An early season coaching change has been followed by a weather-induced endless series of long bus rides just to get on the diamond. Then there’s the losing, the Marauders have just two wins in 28 games.

Through it all, however, interim head coach Kevin Walsh has remained upbeat and sees light at the end of the tunnel.

“The best way I can sum it up is our season has been adversity in a nutshell,” said Walsh. “The character of our team has been tested. It’s been frustrating, difficult, trying, all those things. But that’s what life is about. We all go through tough times, how you respond to adversity is what determines your character.
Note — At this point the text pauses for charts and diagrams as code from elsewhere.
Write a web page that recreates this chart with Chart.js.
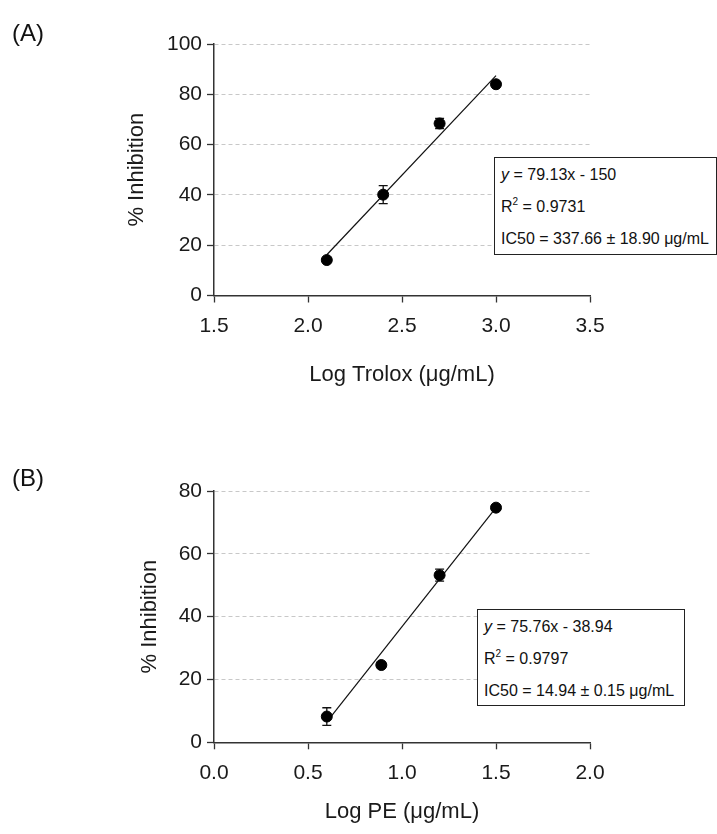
<!DOCTYPE html>
<html lang="en">
<head>
<meta charset="UTF-8">
<title>% Inhibition vs log concentration</title>
<script src="https://cdn.jsdelivr.net/npm/chart.js@4.4.1/dist/chart.umd.min.js"></script>
<style>
  body { margin: 0; background: #fff; font-family: "Liberation Sans", Arial, sans-serif; }
  .page { position: relative; width: 717px; height: 834px; overflow: hidden; background: #fff; }
  canvas { position: absolute; left: 0; }
  #chartA { top: 0; }
  #chartB { top: 410px; }
  .panel { position: absolute; left: 12px; font-size: 24px; color: #111; line-height: 1; }
  .eq {
    position: absolute; box-sizing: border-box; background: #fff;
    border: 1.3px solid #222; font-size: 16px; line-height: 32px;
    padding: 1px 6px; color: #111; white-space: nowrap;
  }
  .eq sup { font-size: 10px; vertical-align: 7px; line-height: 0; }
</style>
</head>
<body>
<div class="page">
  <canvas id="chartA" width="717" height="410"></canvas>
  <canvas id="chartB" width="717" height="424"></canvas>

  <div class="panel" style="top:21px">(A)</div>
  <div class="panel" style="top:466px">(B)</div>

  <div class="eq" style="left:494px; top:157px; width:223px; height:98px">
    <div><i>y</i> = 79.13x - 150</div>
    <div>R<sup>2</sup> = 0.9731</div>
    <div>IC50 = 337.66 ± 18.90 μg/mL</div>
  </div>
  <div class="eq" style="left:477px; top:609px; width:208px; height:97px">
    <div><i>y</i> = 75.76x - 38.94</div>
    <div>R<sup>2</sup> = 0.9797</div>
    <div>IC50 = 14.94 ± 0.15 μg/mL</div>
  </div>
</div>

<script>
  // (A) Trolox
  const logTrolox = [2.1, 2.4, 2.7, 3.0];
  const inhibTrolox = [14.1, 40.1, 68.4, 84.0];
  const errTrolox = [0.8, 3.6, 2.0, 0.8];
  const fitTroloxX = [2.1, 3.0];
  const fitTroloxY = [16.2, 87.4];
  const xTicksA = [1.5, 2.0, 2.5, 3.0, 3.5];
  const yTicksA = [0, 20, 40, 60, 80, 100];

  // (B) PE
  const logPE = [0.6, 0.89, 1.2, 1.5];
  const inhibPE = [8.2, 24.6, 53.2, 74.7];
  const errPE = [2.8, 0.8, 1.9, 0.6];
  const fitPEX = [0.6, 1.5];
  const fitPEY = [6.5, 74.7];
  const xTicksB = [0.0, 0.5, 1.0, 1.5, 2.0];
  const yTicksB = [0, 20, 40, 60, 80];

  Chart.defaults.font.family = '"Liberation Sans", Arial, sans-serif';
  Chart.defaults.color = '#1a1a1a';

  function errorBarPlugin(xs, ys, errs) {
    return {
      id: 'errorBars',
      beforeDatasetsDraw(chart) {
        const { ctx, scales: { x, y } } = chart;
        ctx.save();
        ctx.strokeStyle = '#111';
        ctx.lineWidth = 1.3;
        xs.forEach((v, i) => {
          const px = x.getPixelForValue(v);
          const top = y.getPixelForValue(ys[i] + errs[i]);
          const bot = y.getPixelForValue(ys[i] - errs[i]);
          ctx.beginPath();
          ctx.moveTo(px, top); ctx.lineTo(px, bot);
          ctx.moveTo(px - 4.5, top); ctx.lineTo(px + 4.5, top);
          ctx.moveTo(px - 4.5, bot); ctx.lineTo(px + 4.5, bot);
          ctx.stroke();
        });
        ctx.restore();
      }
    };
  }

  function makePanel(id, xs, ys, errs, fitX, fitY, xTicks, yTicks, xTitle, lay) {
    const ctx = document.getElementById(id).getContext('2d');
    return new Chart(ctx, {
      type: 'scatter',
      data: {
        datasets: [
          {
            data: fitX.map((v, i) => ({ x: v, y: fitY[i] })),
            showLine: true,
            borderColor: '#111',
            borderWidth: 1.2,
            pointRadius: 0,
            order: 2
          },
          {
            data: xs.map((v, i) => ({ x: v, y: ys[i] })),
            backgroundColor: '#000',
            borderColor: '#000',
            pointRadius: 5.5,
            order: 1
          }
        ]
      },
      options: {
        responsive: false,
        animation: false,
        layout: { padding: lay.padding },
        plugins: { legend: { display: false }, tooltip: { enabled: false } },
        scales: {
          x: {
            type: 'linear',
            min: xTicks[0],
            max: xTicks[xTicks.length - 1],
            afterBuildTicks: s => { s.ticks = xTicks.map(v => ({ value: v })); },
            afterFit: s => { s.height = lay.xHeight; },
            ticks: {
              padding: 11,
              font: { size: 21 },
              color: '#1a1a1a',
              callback: v => Number(v).toFixed(1)
            },
            grid: {
              drawOnChartArea: false,
              drawTicks: true,
              tickLength: 7,
              tickColor: '#333',
              tickWidth: 1.3
            },
            border: { color: '#333', width: 1.5 },
            title: {
              display: true,
              text: xTitle,
              font: { size: 22 },
              color: '#1a1a1a',
              padding: 0
            }
          },
          y: {
            min: yTicks[0],
            max: yTicks[yTicks.length - 1],
            afterBuildTicks: s => { s.ticks = yTicks.map(v => ({ value: v })); },
            afterFit: s => { s.width = lay.yWidth; },
            ticks: { padding: 5, font: { size: 21 }, color: '#1a1a1a' },
            grid: {
              color: c => (c.tick && c.tick.value === 0) ? 'rgba(0,0,0,0)' : '#c8c8c8',
              lineWidth: 1,
              drawTicks: true,
              tickLength: 7,
              tickColor: '#333',
              tickWidth: 1.3
            },
            border: { color: '#333', width: 1.5, dash: [4, 3] },
            title: {
              display: true,
              text: '% Inhibition',
              font: { size: 22 },
              color: '#1a1a1a',
              padding: 0
            }
          }
        }
      },
      plugins: [errorBarPlugin(xs, ys, errs)]
    });
  }

  makePanel('chartA', logTrolox, inhibTrolox, errTrolox, fitTroloxX, fitTroloxY,
    xTicksA, yTicksA, 'Log Trolox (μg/mL)',
    { padding: { top: 44, left: 124, right: 127, bottom: 22 }, yWidth: 90, xHeight: 92.5 });

  makePanel('chartB', logPE, inhibPE, errPE, fitPEX, fitPEY,
    xTicksB, yTicksB, 'Log PE (μg/mL)',
    { padding: { top: 81, left: 137, right: 127, bottom: 9 }, yWidth: 77, xHeight: 82.7 });
</script>
</body>
</html>
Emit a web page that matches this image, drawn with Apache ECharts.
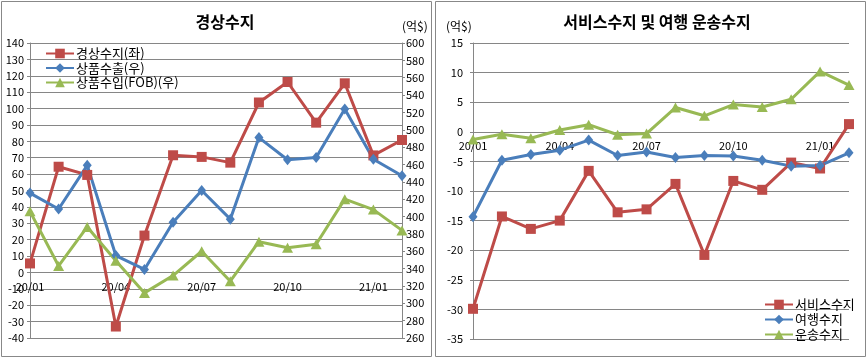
<!DOCTYPE html>
<html><head><meta charset="utf-8">
<script src="https://cdn.jsdelivr.net/npm/echarts@6/dist/echarts.min.js"></script>
<style>html,body{margin:0;padding:0;background:#fff}#c{width:868px;height:358px}</style>
</head><body><div id="c"></div>
<script>
const categories = ['20/01','20/02','20/03','20/04','20/05','20/06','20/07','20/08','20/09','20/10','20/11','20/12','21/01','21/02'];
const currentAccount = [5.5, 64.5, 59.5, -33, 22.5, 71.5, 70.5, 67, 103.7, 116.2, 91.4, 115.4, 71.4, 80.8];
const goodsExports = [427, 408.7, 459, 355, 339, 393.5, 430, 397, 491, 465.5, 468, 524, 466, 447];
const goodsImports = [406, 343, 388, 349, 312, 332, 360, 325.5, 371, 364, 368, 420, 408, 384];
const servicesBalance = [-29.9, -14.3, -16.4, -15.0, -6.6, -13.6, -13.1, -8.8, -20.8, -8.3, -9.8, -5.2, -6.2, 1.3];
const travelBalance = [-14.35, -4.8, -3.85, -3.1, -1.4, -4.0, -3.4, -4.35, -4.0, -4.1, -4.8, -5.8, -5.7, -3.55];
const transportBalance = [-1.3, -0.4, -1.1, 0.3, 1.2, -0.5, -0.3, 4.1, 2.7, 4.6, 4.2, 5.5, 10.2, 7.9];

const RED = '#BE4B48', BLUE = '#4A7EBB', GREEN = '#98B954';
const FONT = '"Noto Sans CJK KR", sans-serif';
const GRIDC = '#868686';

const chart = echarts.init(document.getElementById('c'), null, {renderer: 'canvas'});
const axisLabel = {color: '#000', fontSize: 11, fontFamily: FONT};
function valAxis(gridIndex, min, max, interval, pos, split, margin) {
  return {type: 'value', gridIndex, min, max, interval, position: pos,
    axisLine: {show: true, lineStyle: {color: GRIDC}},
    axisTick: {show: true, length: 3, lineStyle: {color: GRIDC}},
    splitLine: {show: split, lineStyle: {color: GRIDC, width: 1}},
    axisLabel: Object.assign({margin}, axisLabel)};
}
// category axes sit on the zero line of their value axis
function catAxis(gridIndex, offset) {
  return {type: 'category', gridIndex, data: categories, boundaryGap: false,
    position: 'bottom', offset,
    axisLine: {show: true, onZero: false, lineStyle: {color: GRIDC}},
    axisTick: {show: false},
    axisLabel: Object.assign({interval: 2, margin: 9}, axisLabel)};
}
function line(name, data, color, symbol, size, xi, yi) {
  return {name, type: 'line', data, xAxisIndex: xi, yAxisIndex: yi, color,
    symbol, symbolSize: size, showSymbol: true, animation: false,
    lineStyle: {color, width: 3}, itemStyle: {color}};
}
chart.setOption({
  animation: false,
  textStyle: {fontFamily: FONT},
  title: [
    {text: '경상수지', left: 220, top: 9, textAlign: 'center', textStyle: {fontSize: 16, fontWeight: 'bold', color: '#000', fontFamily: FONT}},
    {text: '서비스수지 및 여행 운송수지', left: 652, top: 9, textAlign: 'center', textStyle: {fontSize: 16, fontWeight: 'bold', color: '#000', fontFamily: FONT}}
  ],
  grid: [
    {left: 30, right: 466, top: 43, bottom: 20},
    {left: 473, right: 19, top: 43, bottom: 19}
  ],
  xAxis: [catAxis(0, -65.6), catAxis(1, -207.2)],
  yAxis: [
    valAxis(0, -40, 140, 10, 'left', true, 6),
    valAxis(0, 260, 600, 20, 'right', false, 4),
    valAxis(1, -35, 15, 5, 'left', true, 10)
  ],
  legend: [
    {orient: 'vertical', left: 40, top: 42, itemWidth: 28, itemHeight: 12, itemGap: 1.5,
      data: ['경상수지(좌)', '상품수출(우)', '상품수입(FOB)(우)'],
      textStyle: {fontSize: 13, color: '#000', fontFamily: FONT, padding: [0,0,0,-3]}},
    {orient: 'vertical', left: 759, top: 293, itemWidth: 28, itemHeight: 12, itemGap: 2,
      data: ['서비스수지', '여행수지', '운송수지'],
      textStyle: {fontSize: 13, color: '#000', fontFamily: FONT, padding: [0,0,0,-3]}}
  ],
  graphic: [
    {type: 'rect', shape: {x: 1.5, y: 1.5, width: 430, height: 355}, style: {fill: null, stroke: '#888', lineWidth: 1}, z: -1},
    {type: 'rect', shape: {x: 435.5, y: 1.5, width: 430, height: 355}, style: {fill: null, stroke: '#888', lineWidth: 1}, z: -1},
    {type: 'text', left: 402, top: 20, style: {text: '(억$)', fontSize: 12, fill: '#000', fontFamily: FONT}},
    {type: 'text', left: 446, top: 20, style: {text: '(억$)', fontSize: 12, fill: '#000', fontFamily: FONT}}
  ],
  series: [
    line('경상수지(좌)', currentAccount, RED, 'rect', 10, 0, 0),
    line('상품수출(우)', goodsExports, BLUE, 'diamond', [9, 11], 0, 1),
    line('상품수입(FOB)(우)', goodsImports, GREEN, 'triangle', [11, 10], 0, 1),
    line('서비스수지', servicesBalance, RED, 'rect', 10, 1, 2),
    line('여행수지', travelBalance, BLUE, 'diamond', [9, 11], 1, 2),
    line('운송수지', transportBalance, GREEN, 'triangle', [11, 10], 1, 2)
  ]
});
</script></body></html>
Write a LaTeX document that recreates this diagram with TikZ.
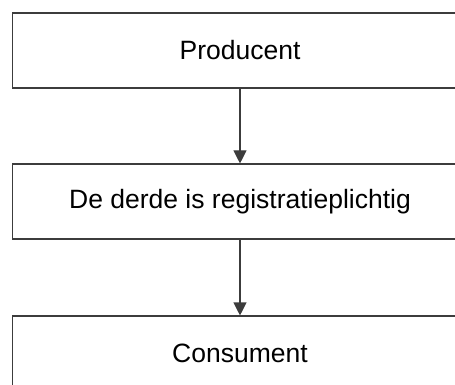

“What I’m really proud about is how our guys have responded. Our approach has been to continue to work hard, stay positive and try to build for the future.”

Walsh was named interim coach last month when previous head coach Joel Barta was placed on administrative leave and then eventually let go. Walsh has aspirations of becoming a college baseball head coach and will let the process unfold at the University of Mary.

“I want to pursue head coaching, absolutely, but in my role now I’m focusing on doing whatever I can to help move this program forward,” Walsh said. “I’m very thankful to the University of Mary and (athletic director) Dale Lennon for this opportunity.”

Walsh, a 2015 draft pick of the Philadelphia Phillies as a pitcher, had been an assistant coach for the Marauders since 2017. He’s also a coach in the Bismarck American Legion program. He called having to replace Barta, "a tough situation.”

“It was important to keep the team together because we still had games to play,” he said. “More than ever we needed to believe in ourselves, believe in the team and stay committed to working hard and trying to get better every day.”

The Marauders have played games in six states, but not once in Bismarck. Whether they get a home game at all this season is probably 50-50. They were scheduled to host Concordia-St. Paul on Wednesday, but instead they’ll play those games today in Minnetonka, Minn. This weekend’s doubleheaders against Southwest Minnesota State were supposed to be in Bismarck, but there’s little chance of that happening with another storm bearing down. The final home games of the season are scheduled for May 4-5 against Minot State.

“The biggest thing is we want to play. We don’t want anybody to think we’re scared,” Walsh said. “It’s been a lot of travel and our guys are a little sick of that. They want to play at home. They want to play in front of somebody.

“But at the same time they’ve embraced it. There’s been a lot of classwork on the road. They’ve been hitting the books and the laptops hard.”

Despite the lack of success in the win column, Walsh has seen progress on the field.

Hazen’s Connor Doll and Jaxon Ford have provided a spark at the top of the lineup and Walsh raved about Ford’s defense in center field.

“Nobody can hit it over his head,” Walsh said of the Bismarck High product.

Doll, a junior, is hitting .284, while Ford’s sitting at .264 with a team-best 12 stolen bases.

Jesus Payan has been a tough out all season, leading the Marauders in batting average (.394) and RBIs (18) out of the 3-hole. Doll, Ford and Payan all return next season.

Nick McCann also drew high marks from Walsh for his play at shortstop.

On the mound, Jake Johnson turned in a complete-game gem against Minnesota State Mankato recently. Colin Gudereit fired a stellar seven-inning performance last weekend against Augustana, the No. 3-ranked team in NCAA Division II.

In the bullpen, Charles Bielejeski has been a steady arm for Walsh, who is optimistic this season’s struggles will lead to long term success.

“After every game we go back and reconstruct every strikeout, every missed bunt, every pitch we didn’t execute … every opportunity we didn’t take advantage of and then bring those mistakes to practice and put our guys in uncomfortable situations to try and learn from them,” Walsh said. “It’s OK to fail. Baseball is a game of managing your failure and then trying to grow and learn from your mistakes.”

The East Coast product is adopting a familiar theme from one of his hometown teams.

“We have to trust the process. I’m from Philadelphia. Who would know better about trusting the process than a Philly guy, right?” Walsh joked.